··· Data lines ···

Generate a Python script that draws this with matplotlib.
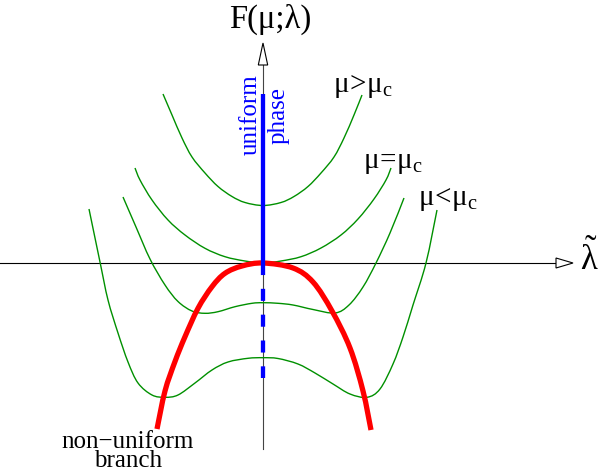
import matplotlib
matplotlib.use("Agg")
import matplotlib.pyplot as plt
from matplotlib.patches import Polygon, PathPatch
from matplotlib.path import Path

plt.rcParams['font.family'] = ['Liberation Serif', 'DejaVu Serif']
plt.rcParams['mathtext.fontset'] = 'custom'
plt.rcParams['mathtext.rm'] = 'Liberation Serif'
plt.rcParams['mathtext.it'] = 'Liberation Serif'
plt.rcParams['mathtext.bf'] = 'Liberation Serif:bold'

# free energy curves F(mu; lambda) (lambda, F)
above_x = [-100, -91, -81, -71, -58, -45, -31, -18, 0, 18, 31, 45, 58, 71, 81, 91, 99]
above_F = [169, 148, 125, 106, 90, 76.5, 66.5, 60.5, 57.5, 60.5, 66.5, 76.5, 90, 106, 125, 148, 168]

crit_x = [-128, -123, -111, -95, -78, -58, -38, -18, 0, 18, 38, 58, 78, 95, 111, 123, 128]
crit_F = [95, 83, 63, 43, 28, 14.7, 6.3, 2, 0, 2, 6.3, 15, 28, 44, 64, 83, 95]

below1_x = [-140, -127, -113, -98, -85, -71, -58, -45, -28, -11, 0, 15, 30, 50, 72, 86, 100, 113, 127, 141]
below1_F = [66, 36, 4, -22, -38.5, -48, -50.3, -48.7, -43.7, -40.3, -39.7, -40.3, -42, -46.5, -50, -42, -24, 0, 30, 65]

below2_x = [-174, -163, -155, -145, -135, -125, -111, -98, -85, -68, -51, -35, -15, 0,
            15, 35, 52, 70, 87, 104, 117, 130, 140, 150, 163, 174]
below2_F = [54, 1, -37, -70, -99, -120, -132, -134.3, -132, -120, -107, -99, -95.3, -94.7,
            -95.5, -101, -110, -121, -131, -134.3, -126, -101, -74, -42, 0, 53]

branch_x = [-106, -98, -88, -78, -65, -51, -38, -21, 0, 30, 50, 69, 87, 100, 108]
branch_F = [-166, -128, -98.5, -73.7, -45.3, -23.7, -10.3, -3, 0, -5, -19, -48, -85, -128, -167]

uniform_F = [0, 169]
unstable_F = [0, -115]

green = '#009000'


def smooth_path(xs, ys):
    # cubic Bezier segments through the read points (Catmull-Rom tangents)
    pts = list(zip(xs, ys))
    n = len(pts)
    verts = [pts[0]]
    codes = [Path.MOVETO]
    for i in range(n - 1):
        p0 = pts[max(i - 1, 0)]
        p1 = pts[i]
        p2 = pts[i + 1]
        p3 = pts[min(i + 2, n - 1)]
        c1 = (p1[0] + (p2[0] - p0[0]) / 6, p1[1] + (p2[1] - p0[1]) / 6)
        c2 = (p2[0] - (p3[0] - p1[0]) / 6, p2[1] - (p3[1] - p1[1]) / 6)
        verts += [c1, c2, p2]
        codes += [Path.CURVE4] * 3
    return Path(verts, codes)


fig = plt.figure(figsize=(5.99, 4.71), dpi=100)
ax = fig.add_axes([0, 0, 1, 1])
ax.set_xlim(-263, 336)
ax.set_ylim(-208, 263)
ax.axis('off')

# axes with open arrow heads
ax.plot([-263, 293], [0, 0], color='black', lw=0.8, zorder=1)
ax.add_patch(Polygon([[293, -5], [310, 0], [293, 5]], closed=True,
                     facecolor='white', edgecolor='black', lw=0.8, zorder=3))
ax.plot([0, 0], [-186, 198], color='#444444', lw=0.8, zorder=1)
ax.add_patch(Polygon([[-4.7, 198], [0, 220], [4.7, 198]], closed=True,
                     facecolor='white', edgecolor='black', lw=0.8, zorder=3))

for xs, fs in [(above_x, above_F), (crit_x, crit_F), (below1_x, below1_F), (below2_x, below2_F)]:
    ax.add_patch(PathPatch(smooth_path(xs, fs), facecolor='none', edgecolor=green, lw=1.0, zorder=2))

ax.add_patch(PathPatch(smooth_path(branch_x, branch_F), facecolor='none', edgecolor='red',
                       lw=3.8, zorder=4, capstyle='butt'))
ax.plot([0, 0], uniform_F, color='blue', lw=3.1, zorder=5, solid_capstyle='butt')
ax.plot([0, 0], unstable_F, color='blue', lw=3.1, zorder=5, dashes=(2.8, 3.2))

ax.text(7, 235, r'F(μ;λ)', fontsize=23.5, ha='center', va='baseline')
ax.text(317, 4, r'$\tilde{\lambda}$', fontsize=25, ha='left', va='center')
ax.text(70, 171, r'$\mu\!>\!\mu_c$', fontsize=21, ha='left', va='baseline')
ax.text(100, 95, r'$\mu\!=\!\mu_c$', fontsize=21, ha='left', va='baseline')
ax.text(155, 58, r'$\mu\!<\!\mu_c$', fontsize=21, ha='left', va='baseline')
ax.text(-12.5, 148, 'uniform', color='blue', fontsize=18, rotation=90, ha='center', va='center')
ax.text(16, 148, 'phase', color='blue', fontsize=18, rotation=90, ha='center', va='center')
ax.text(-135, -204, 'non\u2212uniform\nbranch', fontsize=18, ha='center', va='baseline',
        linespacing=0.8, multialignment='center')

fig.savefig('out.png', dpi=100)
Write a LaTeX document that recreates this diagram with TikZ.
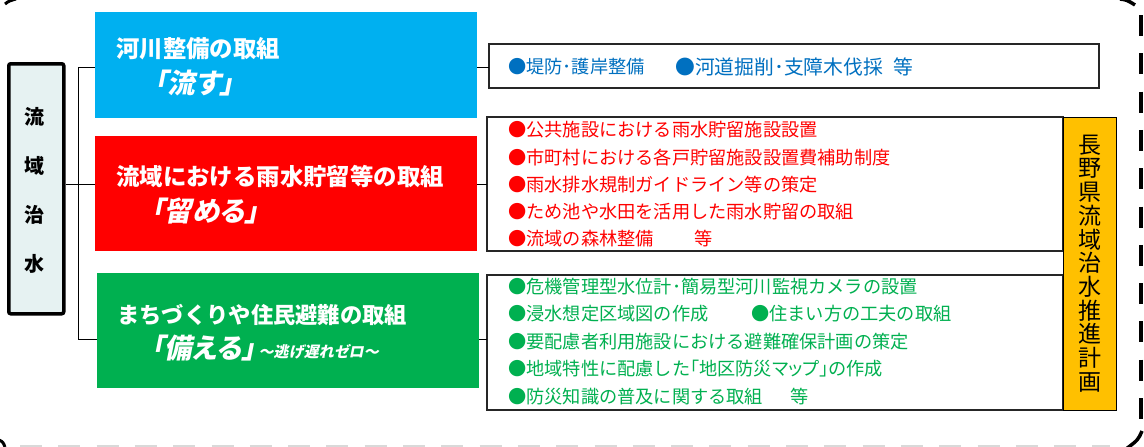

···
··· Data lines ···

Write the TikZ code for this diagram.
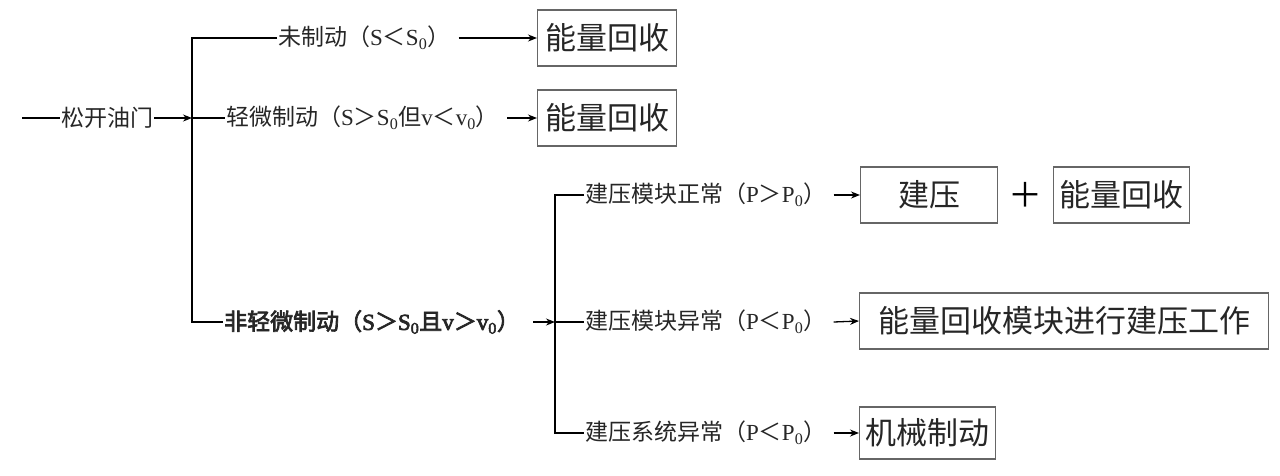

···

_Your task_
From the records above, report the count of lines containing "matplotlib" and nothing more.

_Result_
6